A proposta da redução também é incentivar empresas que trabalham no “mercado negro” a saírem da ilegalidade e contribuírem com a arrecadação do governo.
O SPD, por outro lado, afirma que a redução proposta pela chanceler é inviável, pois faria com que o país deixasse de arrecadar cerca de 35 bilhões de euros por ano.
Para especialistas, cortar taxas, neste momento, é uma medida surreal. “O dinheiro da arrecadação de impostos é essencial durante a crise. Afinal, quem cobre o buraco dos bancos e empresas que chegam à beira da falência é o Estado. Se esse dinheiro não entrar no caixa, a economia poderá sofrer em casos de emergência financeira”, afirmou o analista político Joachim Ziessler, do jornal alemão “Landeszeitung”.

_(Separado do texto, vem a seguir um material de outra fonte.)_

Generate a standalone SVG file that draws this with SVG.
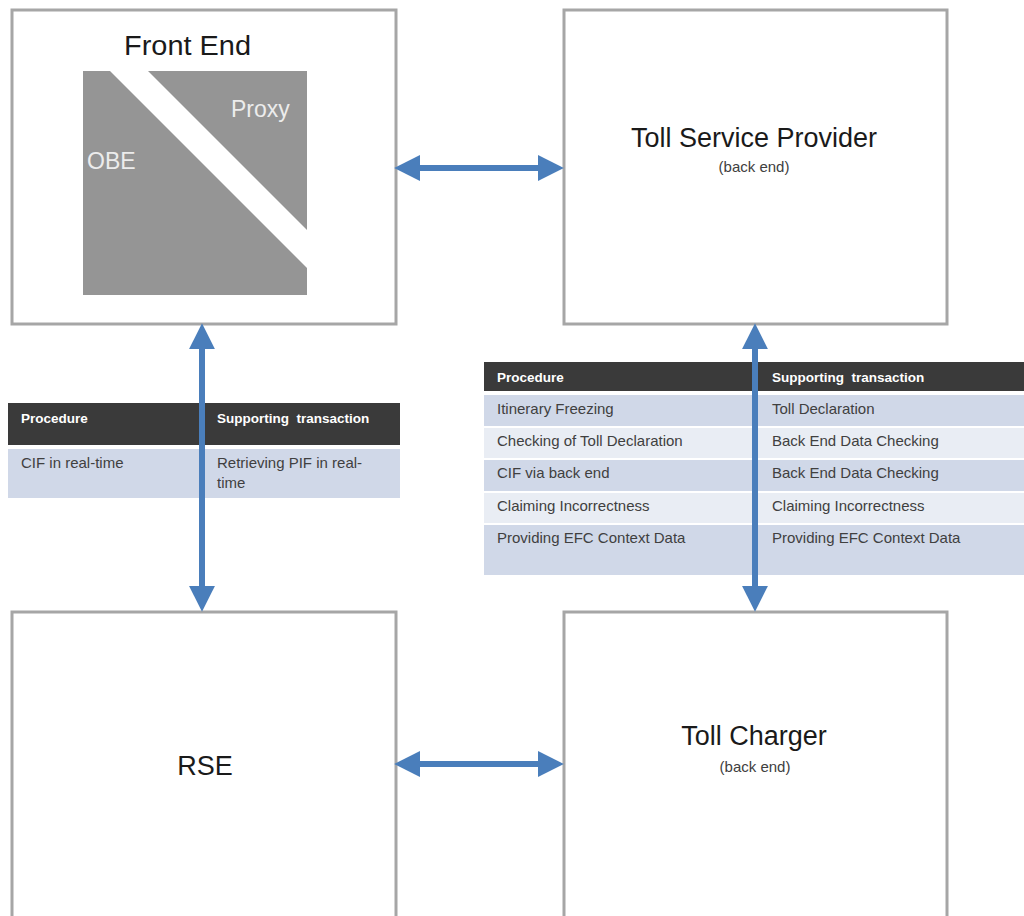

Outro ponto divergente entre direita e esquerda é a questão energética. O SPD quer acabar com o uso de energia nuclear até 2020. Já a CDU defende o prolongamento da utilização das usinas atômicas, até que outra fonte de energia tão eficiente possa substituir o modelo atual.
A ala esquerdista também quer acabar com o polêmico depósito de lixo nuclear de Gorleben, na Baixa Saxônia, norte do país. No início do mês, um relatório apresentado pelo ministro do Meio Ambiente, Sigmar Gabriel (SPD), sugeriu que a usina pode oferecer risco de radioatividade à população.

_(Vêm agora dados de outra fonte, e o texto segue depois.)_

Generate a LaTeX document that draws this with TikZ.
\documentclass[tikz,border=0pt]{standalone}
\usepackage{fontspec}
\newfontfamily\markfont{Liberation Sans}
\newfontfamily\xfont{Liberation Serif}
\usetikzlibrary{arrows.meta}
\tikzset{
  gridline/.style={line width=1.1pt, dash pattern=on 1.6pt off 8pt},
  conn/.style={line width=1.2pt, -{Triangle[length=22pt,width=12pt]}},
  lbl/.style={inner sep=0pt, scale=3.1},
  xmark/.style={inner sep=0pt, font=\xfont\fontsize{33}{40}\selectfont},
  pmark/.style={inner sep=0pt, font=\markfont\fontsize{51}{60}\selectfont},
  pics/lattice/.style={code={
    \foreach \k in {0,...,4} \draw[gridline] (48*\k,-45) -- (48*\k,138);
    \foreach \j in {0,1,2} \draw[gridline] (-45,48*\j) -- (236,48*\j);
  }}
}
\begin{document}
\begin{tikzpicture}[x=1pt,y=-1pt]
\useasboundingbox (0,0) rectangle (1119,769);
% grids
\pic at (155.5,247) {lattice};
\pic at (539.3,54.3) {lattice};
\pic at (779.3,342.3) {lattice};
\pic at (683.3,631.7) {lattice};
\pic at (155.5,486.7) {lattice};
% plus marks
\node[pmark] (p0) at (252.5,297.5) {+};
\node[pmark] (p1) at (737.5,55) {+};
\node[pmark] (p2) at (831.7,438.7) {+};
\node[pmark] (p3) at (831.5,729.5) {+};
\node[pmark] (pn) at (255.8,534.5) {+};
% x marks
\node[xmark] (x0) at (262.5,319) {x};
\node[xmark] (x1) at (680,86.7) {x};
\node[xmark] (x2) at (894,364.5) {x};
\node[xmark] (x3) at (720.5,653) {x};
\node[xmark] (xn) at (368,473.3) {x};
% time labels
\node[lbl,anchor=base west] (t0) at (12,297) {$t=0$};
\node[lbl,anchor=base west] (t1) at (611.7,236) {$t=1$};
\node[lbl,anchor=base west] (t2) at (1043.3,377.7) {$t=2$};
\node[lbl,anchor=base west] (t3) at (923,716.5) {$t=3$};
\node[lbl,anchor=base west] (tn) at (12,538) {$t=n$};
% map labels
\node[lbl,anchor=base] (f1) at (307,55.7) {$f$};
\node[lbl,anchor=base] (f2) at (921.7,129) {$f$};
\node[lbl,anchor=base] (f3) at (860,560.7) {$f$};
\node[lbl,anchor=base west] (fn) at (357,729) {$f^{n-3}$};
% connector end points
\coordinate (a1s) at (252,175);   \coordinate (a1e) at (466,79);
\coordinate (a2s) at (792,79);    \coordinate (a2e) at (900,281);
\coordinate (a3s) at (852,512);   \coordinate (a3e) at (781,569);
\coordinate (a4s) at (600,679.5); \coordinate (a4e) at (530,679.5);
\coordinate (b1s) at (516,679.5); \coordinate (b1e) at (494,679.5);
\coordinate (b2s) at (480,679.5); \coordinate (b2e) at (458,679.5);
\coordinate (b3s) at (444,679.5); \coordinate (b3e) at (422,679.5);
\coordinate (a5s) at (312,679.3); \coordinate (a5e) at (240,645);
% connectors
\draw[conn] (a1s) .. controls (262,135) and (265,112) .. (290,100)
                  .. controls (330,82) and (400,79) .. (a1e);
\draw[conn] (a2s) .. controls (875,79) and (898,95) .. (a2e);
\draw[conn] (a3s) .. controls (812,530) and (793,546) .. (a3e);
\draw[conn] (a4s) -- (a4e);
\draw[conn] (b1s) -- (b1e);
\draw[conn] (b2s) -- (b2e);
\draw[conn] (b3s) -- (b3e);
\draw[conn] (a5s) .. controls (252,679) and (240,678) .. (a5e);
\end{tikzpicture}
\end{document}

Sobre o assunto, a CDU defende que novos e mais detalhados estudos sejam feitos, antes que qualquer medida seja tomada.
Kay Nietfeld/Efe
Eleições são marcadas por ameaça de terrorismo
Impacto no Brasil
Para o Brasil, uma aliança entre CDU e FDP levaria a uma forte cooperação entre os dois países no campo da energia nuclear. As usinas Angra 1 e Angra 2, do Rio de Janeiro, foram construídas por empresas alemãs, e o governo brasileiro já manifestou interesse em novas instalações.

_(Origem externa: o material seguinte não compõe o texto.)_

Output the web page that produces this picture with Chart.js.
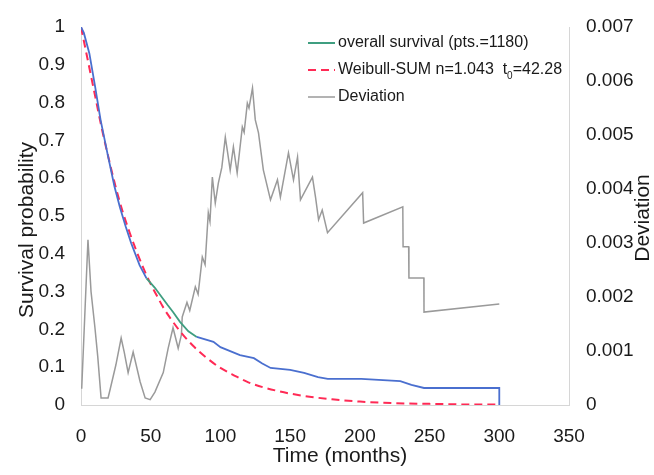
<!DOCTYPE html>
<html>
<head>
<meta charset="utf-8">
<script src="https://cdn.jsdelivr.net/npm/chart.js@4.4.0/dist/chart.umd.min.js"></script>
<style>
html,body{margin:0;padding:0;background:#fff;}
#wrap{position:relative;width:654px;height:475px;}
canvas{display:block;}
</style>
</head>
<body>
<div id="wrap"><canvas id="c" width="654" height="475"></canvas></div>
<script>
// ---- data ----
const xTicks = [0, 50, 100, 150, 200, 250, 300, 350];
const survTime = [0, 2, 6, 10, 14, 19, 24, 28, 32, 36, 42, 47, 53, 58, 62, 66, 71, 77, 83, 95, 100, 114, 124, 130, 136, 150, 160, 170, 177, 201, 229, 237, 246, 300, 300];
const survProb = [1, 0.985, 0.93, 0.845, 0.755, 0.665, 0.578, 0.522, 0.473, 0.428, 0.37, 0.335, 0.31, 0.285, 0.265, 0.246, 0.22, 0.195, 0.18, 0.167, 0.153, 0.132, 0.124, 0.11, 0.098, 0.093, 0.085, 0.074, 0.069, 0.069, 0.063, 0.053, 0.045, 0.045, 0];
const weibTime = [0, 5, 10, 15, 20, 25, 30, 35, 40, 45, 50, 55, 60, 65, 70, 80, 90, 100, 110, 120, 140, 160, 180, 200, 225, 250, 275, 300];
const weibProb = [1, 0.91, 0.82, 0.73, 0.65, 0.575, 0.51, 0.455, 0.405, 0.36, 0.32, 0.285, 0.252, 0.225, 0.2, 0.158, 0.125, 0.098, 0.078, 0.06, 0.038, 0.024, 0.015, 0.009, 0.005, 0.003, 0.0015, 0.001];
const devTime = [0.5, 5, 7.2, 10, 12, 14.4, 19.4, 21, 25, 28.8, 31, 33.8, 37.4, 39.5, 42.4, 46, 49.6, 53, 59, 62.5, 66, 69.7, 72, 72.6, 76, 78, 82, 84, 87, 89, 91.3, 92.5, 94.2, 96.3, 98.5, 101, 103.5, 105, 107, 109.3, 112, 115.7, 117, 119.3, 120.5, 123, 125, 127.3, 130.8, 135.9, 140.9, 143, 148.8, 152.4, 155.3, 157.4, 166, 168.2, 170.4, 173, 176.8, 202, 202.7, 230.8, 231, 235, 235.2, 245.9, 246, 300];
const devValue = [0.0003, 0.00306, 0.0021, 0.00143, 0.0009, 0.00013, 0.00013, 0.0003, 0.00074, 0.00124, 0.00098, 0.0006, 0.00098, 0.00075, 0.00043, 0.00013, 0.0001, 0.00024, 0.0006, 0.00105, 0.00143, 0.00105, 0.0013, 0.00163, 0.0019, 0.00175, 0.00219, 0.00205, 0.00274, 0.0026, 0.00356, 0.0034, 0.00422, 0.00374, 0.00411, 0.0044, 0.00496, 0.0047, 0.00435, 0.00478, 0.0043, 0.00515, 0.00505, 0.00559, 0.0055, 0.00587, 0.00528, 0.00504, 0.00435, 0.0038, 0.00417, 0.00385, 0.00467, 0.00417, 0.00459, 0.0038, 0.00422, 0.00385, 0.00343, 0.00361, 0.00319, 0.00393, 0.00337, 0.00367, 0.00293, 0.00293, 0.00235, 0.00235, 0.00172, 0.00187];
const leftTicks = [0, 0.1, 0.2, 0.3, 0.4, 0.5, 0.6, 0.7, 0.8, 0.9, 1];
const rightTicks = [0, 0.001, 0.002, 0.003, 0.004, 0.005, 0.006, 0.007];
const labels = ['overall survival (pts.=1180)', 'Weibull-SUM n=1.043  t', 'Deviation'];

const FONT = '"Liberation Sans", Arial, Helvetica, sans-serif';
const BLUE = '#4a6fcf';
const GREEN = '#3f9e80';
const RED = '#ff2a55';
const GRAY = '#9a9a9a';

const zip = (xs, ys) => xs.map((x, i) => ({x: x, y: ys[i]}));

const titlePlugin = {
  id: 'titles',
  afterDraw(chart) {
    const ctx = chart.ctx;
    ctx.save();
    ctx.fillStyle = '#1a1a1a';
    ctx.font = '21px ' + FONT;
    ctx.textAlign = 'center';
    ctx.textBaseline = 'middle';
    ctx.fillText('Time (months)', 340, 456);
    ctx.save();
    ctx.translate(27, 230);
    ctx.rotate(-Math.PI / 2);
    ctx.fillText('Survival probability', 0, 0);
    ctx.restore();
    ctx.save();
    ctx.translate(643, 218);
    ctx.rotate(-Math.PI / 2);
    ctx.fillText('Deviation', 0, 0);
    ctx.restore();

    // legend
    const lx0 = 308, lx1 = 335, tx = 338;
    const ys = [43, 70, 97];
    ctx.lineWidth = 2;
    ctx.strokeStyle = GREEN;
    ctx.beginPath(); ctx.moveTo(lx0, ys[0]); ctx.lineTo(lx1, ys[0]); ctx.stroke();
    ctx.strokeStyle = RED;
    ctx.setLineDash([8, 5]);
    ctx.beginPath(); ctx.moveTo(lx0, ys[1]); ctx.lineTo(lx1, ys[1]); ctx.stroke();
    ctx.setLineDash([]);
    ctx.strokeStyle = GRAY;
    ctx.lineWidth = 1.5;
    ctx.beginPath(); ctx.moveTo(lx0, ys[2]); ctx.lineTo(lx1, ys[2]); ctx.stroke();

    ctx.font = '16px ' + FONT;
    ctx.textAlign = 'left';
    ctx.fillStyle = '#1a1a1a';
    ctx.fillText(labels[0], tx, ys[0]);
    ctx.fillText(labels[1], tx, ys[1]);
    let w = ctx.measureText(labels[1]).width;
    ctx.font = '10px ' + FONT;
    ctx.fillText('0', tx + w, ys[1] + 6);
    const w2 = ctx.measureText('0').width;
    ctx.font = '16px ' + FONT;
    ctx.fillText('=42.28', tx + w + w2, ys[1]);
    ctx.fillText(labels[2], tx, ys[2]);
    ctx.restore();
  }
};

new Chart(document.getElementById('c'), {
  type: 'line',
  data: {
    datasets: [
      {
        label: labels[0],
        data: zip(survTime, survProb),
        borderColor: BLUE,
        borderWidth: 1.8,
        pointRadius: 0,
        tension: 0,
        yAxisID: 'y',
        segment: {
          borderColor: c => (c.p0.parsed.x >= 47 && c.p1.parsed.x <= 83) ? GREEN : BLUE
        }
      },
      {
        label: labels[1],
        data: zip(weibTime, weibProb),
        borderColor: RED,
        borderWidth: 2,
        borderDash: [8, 5],
        pointRadius: 0,
        cubicInterpolationMode: 'monotone',
        yAxisID: 'y'
      },
      {
        label: labels[2],
        data: zip(devTime, devValue),
        borderColor: GRAY,
        borderWidth: 1.5,
        pointRadius: 0,
        tension: 0,
        yAxisID: 'y2'
      }
    ]
  },
  options: {
    responsive: false,
    animation: false,
    events: [],
    layout: {padding: {top: 27, right: 0, bottom: 0, left: 0}},
    plugins: {legend: {display: false}, tooltip: {enabled: false}},
    scales: {
      x: {
        type: 'linear',
        min: xTicks[0], max: xTicks[xTicks.length - 1],
        afterBuildTicks: s => { s.ticks = xTicks.map(v => ({value: v})); },
        grid: {display: false},
        border: {display: true, color: '#d6d6d6', width: 1},
        ticks: {font: {family: FONT, size: 19}, color: '#1a1a1a', padding: 12, maxRotation: 0},
        afterFit: s => { s.height = 70; }
      },
      y: {
        position: 'left',
        min: 0, max: 1,
        afterBuildTicks: s => { s.ticks = leftTicks.map(v => ({value: v})); },
        grid: {display: false},
        border: {display: true, color: '#d6d6d6', width: 1},
        ticks: {
          font: {family: FONT, size: 19}, color: '#1a1a1a', padding: 8,
          callback: v => (v === 0 ? '0' : v === 1 ? '1' : v.toFixed(1))
        },
        afterFit: s => { s.width = 81; }
      },
      y2: {
        position: 'right',
        min: 0, max: 0.007,
        afterBuildTicks: s => { s.ticks = rightTicks.map(v => ({value: v})); },
        grid: {display: false},
        border: {display: true, color: '#d6d6d6', width: 1},
        ticks: {
          font: {family: FONT, size: 19}, color: '#1a1a1a', padding: 9,
          callback: v => (v === 0 ? '0' : v.toFixed(3))
        },
        afterFit: s => { s.width = 85; }
      }
    }
  },
  plugins: [titlePlugin]
});
</script>
</body>
</html>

A mesma parceria não seria possível com o SPD. Além de defender o fim da energia nuclear, o partido declarou ser contra os biocombustíveis, pelo impacto negativo que as lavouras de cana-de-açúcar provocam no meio ambiente. A cooperação entre os social-democratas e o Brasil ficaria focada em projetos voltados para energias renováveis.
Segundo dados do Ministério das Relações Exteriores, Brasil e Alemanha tem 234 acordos bilaterais, vigentes desde 1953. No ano passado, três novos convênios foram assinados, todos relacionados ao meio ambiente e energias renováveis.
Independentemente de qual partido saia vitorioso, os dois países tem tudo para manter bons laços diplomáticos.
Ameaças e expectativas
As recentes ameaças da rede terrorista al-Qaeda contra a Alemanha podem ter contribuído para o recuo dos conservadores nas pesquisas de intenção de voto.
O país vive um momento de apreensão. Em menos de uma semana, três vídeos do grupo insurgente foram publicados na internet – o mais recente na terça-feira. Os terroristas pedem a retirada das tropas alemãs do Afeganistão, ou ameaçam um ataque durante ou após as eleições.
A disputa eleitoral na Alemanha parece ter guardado todas as emoções para o final. Após uma campanha morna e quase sonolenta, o país despertou.